Only the lines from the start of the data to the line containing "const bTicks = [0, 25, 50, 75];", both included, should be output, exactly and without pictures.

===== Data extract =====

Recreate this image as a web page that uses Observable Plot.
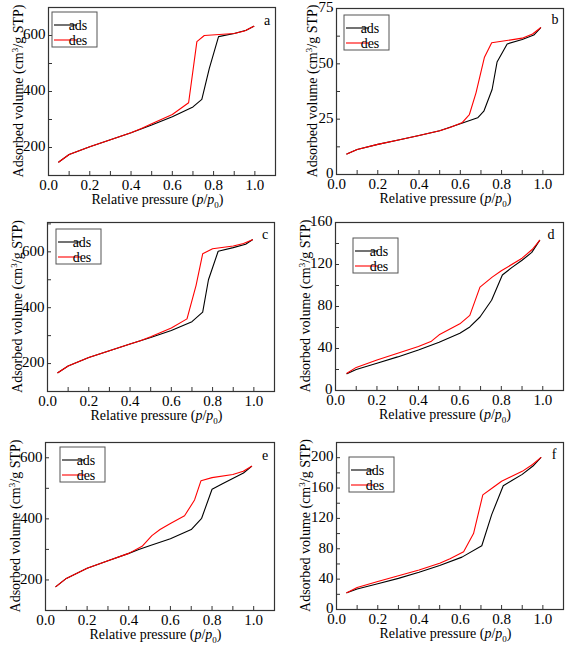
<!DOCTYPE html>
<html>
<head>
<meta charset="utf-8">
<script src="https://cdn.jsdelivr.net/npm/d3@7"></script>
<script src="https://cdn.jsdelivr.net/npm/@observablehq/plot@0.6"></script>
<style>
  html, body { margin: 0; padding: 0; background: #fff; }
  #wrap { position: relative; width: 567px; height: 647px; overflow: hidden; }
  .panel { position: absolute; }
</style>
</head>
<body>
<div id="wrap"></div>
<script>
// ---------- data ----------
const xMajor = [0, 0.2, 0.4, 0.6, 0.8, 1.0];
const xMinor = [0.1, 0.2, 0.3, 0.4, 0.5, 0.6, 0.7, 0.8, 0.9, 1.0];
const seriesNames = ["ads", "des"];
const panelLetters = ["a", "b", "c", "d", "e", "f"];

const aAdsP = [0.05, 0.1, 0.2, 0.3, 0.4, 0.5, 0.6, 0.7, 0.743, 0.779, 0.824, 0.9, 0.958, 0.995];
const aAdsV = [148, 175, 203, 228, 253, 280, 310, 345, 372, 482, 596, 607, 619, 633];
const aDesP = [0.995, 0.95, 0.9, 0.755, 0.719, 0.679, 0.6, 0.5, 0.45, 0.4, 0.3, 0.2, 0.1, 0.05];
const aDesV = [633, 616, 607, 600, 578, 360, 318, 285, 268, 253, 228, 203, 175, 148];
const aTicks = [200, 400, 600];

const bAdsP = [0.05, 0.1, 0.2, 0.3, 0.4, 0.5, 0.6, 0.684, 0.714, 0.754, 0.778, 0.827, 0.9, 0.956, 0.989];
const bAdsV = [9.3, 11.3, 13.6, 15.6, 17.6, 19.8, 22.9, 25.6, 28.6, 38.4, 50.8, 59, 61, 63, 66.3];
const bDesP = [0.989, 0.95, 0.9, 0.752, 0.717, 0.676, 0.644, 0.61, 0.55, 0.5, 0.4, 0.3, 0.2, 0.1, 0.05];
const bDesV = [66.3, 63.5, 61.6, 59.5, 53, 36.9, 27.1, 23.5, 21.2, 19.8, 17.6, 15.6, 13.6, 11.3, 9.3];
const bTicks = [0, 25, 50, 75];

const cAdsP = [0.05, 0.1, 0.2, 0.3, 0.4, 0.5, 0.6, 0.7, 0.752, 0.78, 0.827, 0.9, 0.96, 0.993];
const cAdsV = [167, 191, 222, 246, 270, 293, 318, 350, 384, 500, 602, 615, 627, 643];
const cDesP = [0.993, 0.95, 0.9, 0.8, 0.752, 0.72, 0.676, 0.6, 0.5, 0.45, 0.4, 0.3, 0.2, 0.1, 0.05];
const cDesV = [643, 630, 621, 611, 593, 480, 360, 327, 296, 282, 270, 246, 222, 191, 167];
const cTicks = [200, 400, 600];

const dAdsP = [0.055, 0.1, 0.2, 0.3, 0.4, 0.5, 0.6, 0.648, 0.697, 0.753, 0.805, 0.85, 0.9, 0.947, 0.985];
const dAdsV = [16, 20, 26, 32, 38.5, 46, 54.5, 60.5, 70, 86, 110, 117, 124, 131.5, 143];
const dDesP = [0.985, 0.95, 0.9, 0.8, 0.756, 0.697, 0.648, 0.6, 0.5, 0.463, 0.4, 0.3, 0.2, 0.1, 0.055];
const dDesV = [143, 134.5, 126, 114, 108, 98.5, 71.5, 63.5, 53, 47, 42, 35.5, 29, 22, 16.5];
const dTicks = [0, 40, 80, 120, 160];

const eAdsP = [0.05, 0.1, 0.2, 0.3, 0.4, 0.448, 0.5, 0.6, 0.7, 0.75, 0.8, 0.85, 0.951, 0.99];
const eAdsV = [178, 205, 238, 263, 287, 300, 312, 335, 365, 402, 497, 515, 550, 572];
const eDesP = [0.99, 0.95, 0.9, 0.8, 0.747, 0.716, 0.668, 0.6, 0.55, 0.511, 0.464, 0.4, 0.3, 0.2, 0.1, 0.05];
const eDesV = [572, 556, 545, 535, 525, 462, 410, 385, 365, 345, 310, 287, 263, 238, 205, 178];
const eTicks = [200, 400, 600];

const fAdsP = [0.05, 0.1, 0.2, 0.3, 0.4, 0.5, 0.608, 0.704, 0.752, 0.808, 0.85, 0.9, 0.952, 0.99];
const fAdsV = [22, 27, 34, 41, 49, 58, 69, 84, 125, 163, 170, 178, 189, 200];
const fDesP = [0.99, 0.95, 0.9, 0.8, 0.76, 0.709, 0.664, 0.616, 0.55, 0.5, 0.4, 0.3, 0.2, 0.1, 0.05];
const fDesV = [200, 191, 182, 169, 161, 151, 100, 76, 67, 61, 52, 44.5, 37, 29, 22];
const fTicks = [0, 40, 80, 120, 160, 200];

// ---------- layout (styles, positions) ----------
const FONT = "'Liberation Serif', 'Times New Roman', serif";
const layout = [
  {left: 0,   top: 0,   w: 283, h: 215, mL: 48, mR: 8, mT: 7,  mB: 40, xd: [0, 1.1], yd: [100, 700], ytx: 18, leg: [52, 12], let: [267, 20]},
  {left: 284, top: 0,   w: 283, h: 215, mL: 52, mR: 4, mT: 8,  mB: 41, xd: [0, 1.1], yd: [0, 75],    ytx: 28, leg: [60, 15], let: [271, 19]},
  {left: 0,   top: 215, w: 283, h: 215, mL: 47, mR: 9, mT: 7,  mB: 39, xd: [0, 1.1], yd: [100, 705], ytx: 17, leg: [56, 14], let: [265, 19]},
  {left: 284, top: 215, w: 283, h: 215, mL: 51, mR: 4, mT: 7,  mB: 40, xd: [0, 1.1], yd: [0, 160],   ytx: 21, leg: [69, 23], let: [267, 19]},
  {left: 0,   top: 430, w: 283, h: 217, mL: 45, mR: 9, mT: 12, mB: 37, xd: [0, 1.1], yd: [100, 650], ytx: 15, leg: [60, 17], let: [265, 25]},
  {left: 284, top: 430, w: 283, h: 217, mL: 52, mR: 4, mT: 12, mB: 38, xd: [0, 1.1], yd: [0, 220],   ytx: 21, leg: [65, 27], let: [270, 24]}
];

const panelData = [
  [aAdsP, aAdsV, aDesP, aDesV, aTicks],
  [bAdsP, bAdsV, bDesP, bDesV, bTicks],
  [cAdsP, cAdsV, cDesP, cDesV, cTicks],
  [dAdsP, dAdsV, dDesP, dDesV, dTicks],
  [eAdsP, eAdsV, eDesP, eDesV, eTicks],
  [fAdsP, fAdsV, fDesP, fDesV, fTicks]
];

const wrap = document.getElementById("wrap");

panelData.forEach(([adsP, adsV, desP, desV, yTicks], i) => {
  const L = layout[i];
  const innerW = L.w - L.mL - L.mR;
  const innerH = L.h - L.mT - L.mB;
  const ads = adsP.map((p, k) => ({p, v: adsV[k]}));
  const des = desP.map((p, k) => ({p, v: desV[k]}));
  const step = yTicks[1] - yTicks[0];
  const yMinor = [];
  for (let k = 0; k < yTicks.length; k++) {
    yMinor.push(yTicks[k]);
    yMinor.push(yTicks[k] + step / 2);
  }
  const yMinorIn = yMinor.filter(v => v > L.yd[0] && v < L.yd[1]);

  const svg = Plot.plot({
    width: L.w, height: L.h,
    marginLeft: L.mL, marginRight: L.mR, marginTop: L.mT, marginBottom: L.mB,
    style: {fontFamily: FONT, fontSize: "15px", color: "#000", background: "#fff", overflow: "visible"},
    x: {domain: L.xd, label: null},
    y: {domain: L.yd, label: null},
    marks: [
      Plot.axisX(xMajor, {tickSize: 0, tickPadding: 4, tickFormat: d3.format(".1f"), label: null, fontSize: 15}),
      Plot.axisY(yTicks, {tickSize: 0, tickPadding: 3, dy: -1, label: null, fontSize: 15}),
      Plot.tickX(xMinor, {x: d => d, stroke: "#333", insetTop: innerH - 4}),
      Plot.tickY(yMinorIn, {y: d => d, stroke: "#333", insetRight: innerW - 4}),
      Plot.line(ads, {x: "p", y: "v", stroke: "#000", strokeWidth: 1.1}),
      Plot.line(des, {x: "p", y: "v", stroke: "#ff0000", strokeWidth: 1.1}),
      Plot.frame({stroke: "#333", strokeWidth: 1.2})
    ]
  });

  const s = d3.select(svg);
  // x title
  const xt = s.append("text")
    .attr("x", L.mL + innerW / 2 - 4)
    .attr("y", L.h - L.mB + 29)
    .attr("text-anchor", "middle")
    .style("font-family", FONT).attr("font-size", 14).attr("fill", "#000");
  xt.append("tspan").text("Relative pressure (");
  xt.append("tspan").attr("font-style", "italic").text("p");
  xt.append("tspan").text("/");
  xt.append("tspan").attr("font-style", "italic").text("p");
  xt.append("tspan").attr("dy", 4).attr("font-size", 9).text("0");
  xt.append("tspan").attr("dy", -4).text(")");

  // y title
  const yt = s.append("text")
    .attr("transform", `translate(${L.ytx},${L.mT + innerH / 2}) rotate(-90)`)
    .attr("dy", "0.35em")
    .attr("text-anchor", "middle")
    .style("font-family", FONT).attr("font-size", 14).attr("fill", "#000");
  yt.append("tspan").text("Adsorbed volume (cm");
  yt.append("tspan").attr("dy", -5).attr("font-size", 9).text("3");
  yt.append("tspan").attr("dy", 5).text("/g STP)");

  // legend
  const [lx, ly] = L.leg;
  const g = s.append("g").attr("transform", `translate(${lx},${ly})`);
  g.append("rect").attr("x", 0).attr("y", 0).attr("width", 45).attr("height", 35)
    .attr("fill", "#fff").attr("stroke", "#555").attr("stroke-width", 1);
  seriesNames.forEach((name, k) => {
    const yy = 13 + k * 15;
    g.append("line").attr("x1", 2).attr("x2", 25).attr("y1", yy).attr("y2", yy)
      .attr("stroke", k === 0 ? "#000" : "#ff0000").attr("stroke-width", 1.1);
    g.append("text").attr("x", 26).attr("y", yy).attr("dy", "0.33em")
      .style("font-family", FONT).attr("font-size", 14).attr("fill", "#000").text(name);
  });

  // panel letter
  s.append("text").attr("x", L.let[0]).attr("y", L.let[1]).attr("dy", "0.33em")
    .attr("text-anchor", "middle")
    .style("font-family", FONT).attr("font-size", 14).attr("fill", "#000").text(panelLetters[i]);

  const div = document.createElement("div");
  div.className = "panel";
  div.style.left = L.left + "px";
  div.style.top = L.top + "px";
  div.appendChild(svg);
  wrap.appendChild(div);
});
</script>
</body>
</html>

=====

- Solved problem:
Recreate this image as a web page that uses Observable Plot.
<!DOCTYPE html>
<html>
<head>
<meta charset="utf-8">
<script src="https://cdn.jsdelivr.net/npm/d3@7"></script>
<script src="https://cdn.jsdelivr.net/npm/@observablehq/plot@0.6"></script>
<style>
  html, body { margin: 0; padding: 0; background: #fff; }
  #wrap { position: relative; width: 567px; height: 647px; overflow: hidden; }
  .panel { position: absolute; }
</style>
</head>
<body>
<div id="wrap"></div>
<script>
// ---------- data ----------
const xMajor = [0, 0.2, 0.4, 0.6, 0.8, 1.0];
const xMinor = [0.1, 0.2, 0.3, 0.4, 0.5, 0.6, 0.7, 0.8, 0.9, 1.0];
const seriesNames = ["ads", "des"];
const panelLetters = ["a", "b", "c", "d", "e", "f"];

const aAdsP = [0.05, 0.1, 0.2, 0.3, 0.4, 0.5, 0.6, 0.7, 0.743, 0.779, 0.824, 0.9, 0.958, 0.995];
const aAdsV = [148, 175, 203, 228, 253, 280, 310, 345, 372, 482, 596, 607, 619, 633];
const aDesP = [0.995, 0.95, 0.9, 0.755, 0.719, 0.679, 0.6, 0.5, 0.45, 0.4, 0.3, 0.2, 0.1, 0.05];
const aDesV = [633, 616, 607, 600, 578, 360, 318, 285, 268, 253, 228, 203, 175, 148];
const aTicks = [200, 400, 600];

const bAdsP = [0.05, 0.1, 0.2, 0.3, 0.4, 0.5, 0.6, 0.684, 0.714, 0.754, 0.778, 0.827, 0.9, 0.956, 0.989];
const bAdsV = [9.3, 11.3, 13.6, 15.6, 17.6, 19.8, 22.9, 25.6, 28.6, 38.4, 50.8, 59, 61, 63, 66.3];
const bDesP = [0.989, 0.95, 0.9, 0.752, 0.717, 0.676, 0.644, 0.61, 0.55, 0.5, 0.4, 0.3, 0.2, 0.1, 0.05];
const bDesV = [66.3, 63.5, 61.6, 59.5, 53, 36.9, 27.1, 23.5, 21.2, 19.8, 17.6, 15.6, 13.6, 11.3, 9.3];
const bTicks = [0, 25, 50, 75];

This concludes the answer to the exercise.